FUZxxl FUZxxl - 4 months ago 11
Brainfuck Question

Of which things should I take care if I'm using unboxed type (like Int#) in Haskell / GHC?

I'm trying to write a small script which parses and executes Brainfuck code, to understand the GHC options of optimization, I'm trying to optimize the code in order to be a bit faster and to understand what's going on there.

On of the parts is the internal represantation of BF-code, I use a special datatype for this. Here's the sourcecode, included the two functions which are doing the conversions:

data BFinstruction
= AdjustValue Int
| MovePointer Int
| GetChar
| PutChar
| Loop BFcode
deriving (Eq)

type BFcode = [BFinstruction]

unsafeCompileBrainfuck :: String -> BFcode
unsafeCompileBrainfuck = fst . parse [] where
-- arguments: input string, built code; output: output code, rest of input
parse :: BFcode -> String -> (BFcode,String)
parse c ('+':s) = parse (AdjustValue 1 :c) s
parse c ('-':s) = parse (AdjustValue (-1):c) s
parse c ('>':s) = parse (MovePointer 1 :c) s
parse c ('<':s) = parse (MovePointer (-1):c) s
parse c ('.':s) = parse (PutChar :c) s
parse c (',':s) = parse (GetChar :c) s
parse c (']':s) = (reverse c, s)
parse c ('[':s) = parse (Loop l :c) s' where (l,s') = parse [] s
parse c [] = (reverse c ,"")
parse c ( _ :s) = parse c s

simplifyBrainfuck :: BFcode -> BFcode
simplifyBrainfuck ((AdjustValue x):(AdjustValue y):zs) = if x + y /= 0
then simplifyBrainfuck (AdjustValue (x + y):zs)
else simplifyBrainfuck zs
simplifyBrainfuck ((MovePointer x):(MovePointer y):zs) = if x + y /= 0
then simplifyBrainfuck (MovePointer (x + y):zs)
else simplifyBrainfuck zs
simplifyBrainfuck (x :zs) = x: simplifyBrainfuck zs
simplifyBrainfuck [] = []

The idea is, that the code will be read from some input (string), preparsed and simplified by the above code and then executed by some other functions. (It is assumed, that the input is valid).

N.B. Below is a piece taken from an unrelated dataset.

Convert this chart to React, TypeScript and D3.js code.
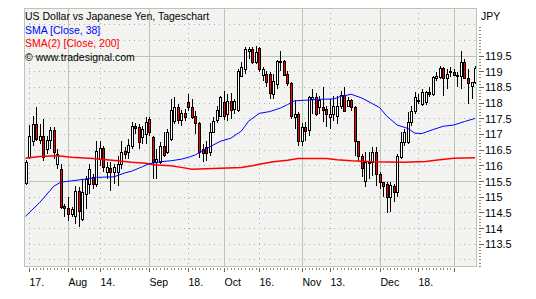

In order to optimize this example, I tried to unbox the Int params of the
constructors by doing domething like this:

data BFinstruction -- BangPatterns
= AdjustValue {-# UNPACK #-} !Int
| MovePointer {-# UNPACK #-} !Int
| GetChar
| PutChar
| Loop BFcode
deriving (Eq)

This will turn the boxed
type into an unboxed, raw
type, which is an implementation detail of GHc. As I read, this option is only good in a few cases, so I want to ask, of which things I have to pay attention if I want to perform this kind of optimization. My goal is to allow the execution of BF-code using the benefits of Haskell - laziness (I want to archieve, that the code may only be kept as needed in memory) and easiness.


This really looks like a premature optimization to me. UNPACK is mostly useful when you have a very large number of BFInstructions sitting around. I doubt you'll ever have enough brainf**k code to make it worthwhile. I agree with Gian, it should be simple enough to test, so do that first.

In any case, the thing to be aware of with UNPACK'ed values is that you don't want the compiler to have to rebox them. You should be ok with numerical ops, but other than that you'd have to look carefully at the functions you're using to see if you ever use the unpacked values as a non-strict argument. The only way to be sure is to look at the core, or the interface files, to see what parameters are strict and which aren't. As always, be sure to compile with at least "-O".